Cultural Focus Areas

The IMI Inter-Cultural Task Force identified six Cultural Focus Areas (CFAs) that mediators may want to give attention to when mediating inter-culturally. Each of these behavioral categories is offered as examples and may be relevant when preparing for mediation, interacting with participants, bridging differences, and establishing common grounds between participants. Under each CFA, several illustrations are included.[3]

The Task Force does not view this list of CFAs as comprehensive, and therefore encourages the ICQAPs to consider these CFAs, adapt them, and develop others based on the theory(ies) of culture or method(s) of mediation they teach. As more experience is gained with the CFAs, these six CFAs may be refined and new examples added.

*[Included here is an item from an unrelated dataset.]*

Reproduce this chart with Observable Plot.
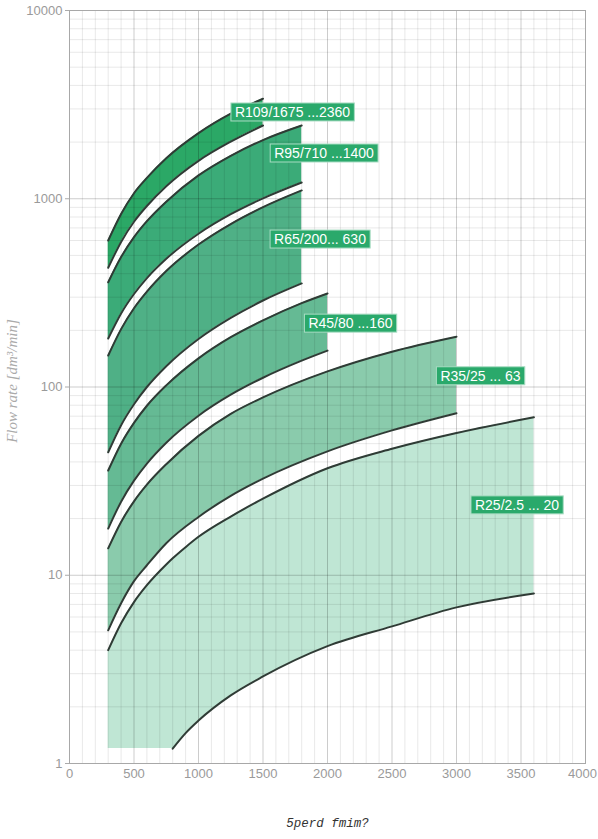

1. Relatedness and Communication Styles

Illustrations:

  • Formal-Informal
  • Direct-Indirect
  • Emotional: High-Low
  • Emotional Expressiveness
  • Physical – Non-physical
  • Verbal, Para-verbal and Non-verbal
  • Personal-Impersonal
  • Sequential-Circular Reasoning

2. Mindset Toward Conflict

Illustrations:

  • Negotiation Attitude (how participants may prefer to negotiate)
  • Attitudes to conflict: Positive-Negative
  • Risk taking: High-Low
  • Relationship building-Task orientation

3. Mediation Process

Illustrations:

  • Expectations about:
  • Roles of Mediator and Participants
  • Predictability of Process
  • Need for an agenda
  • Social protocols
  • Separate or identifiable phases during the process
  • Fairness
  • Goals or Outcomes

4. Orientation Toward Exchanging Information

Illustrations:

  • Transparent – Non-transparent
  • Legal or other norms or social conventions
  • Broad – Narrow
  • Non-specific – Contextual
  • Fact related – Non-fact related

5. Time Orientation

Illustrations:

  • Polychronic – monochromic
  • Long Term-Short Term orientation
  • Past-Present-Future (facts, needs or interests)
  • Deadlines, Deliverables, Punctuality
  • Duration and Frequency (of joint and/or separate meetings)
  • Expected timelines for reaching outcomes
  • Time Pressure-No Time Pressure

6. Decision-making Approaches

Illustrations:

  • Norms-based – Subjective interests-based
  • Mediator as norms-generator, norms-educator or norms-advocator
  • Individualist, Majority-led or Collectivist
  • Compromising-Non-compromising
  • Problem-solving-Outcome generating
  • Structured – Unstructured
  • Relationship oriented – Outcome-oriented
  • Participant driven – Constituency driven
  • General-Specific Forms of Agreement (oral, written, behavioral)
  • Inductive-Deductive Reasoning
  • Measurable – Non-measurable

Notes

  1. https://imimediation.org/orgs/find-program/
  2. The term ”Cultural Focus Areas” was formulated to label the areas that culture can impact on mediating intercultural disputes. Examples of six possible Cultural Focus Areas along with illustrations of each area can be seen below. Each ICQAP should identify Cultural Focus Areas that apply to the types of mediation practiced.
  3. After much discussion, a separate CFA was not given to “relationships” because that cultural category is so pervasive that it could not be easily segregated to stand alone. The category relates to several other CFAs, as noted in the illustrations.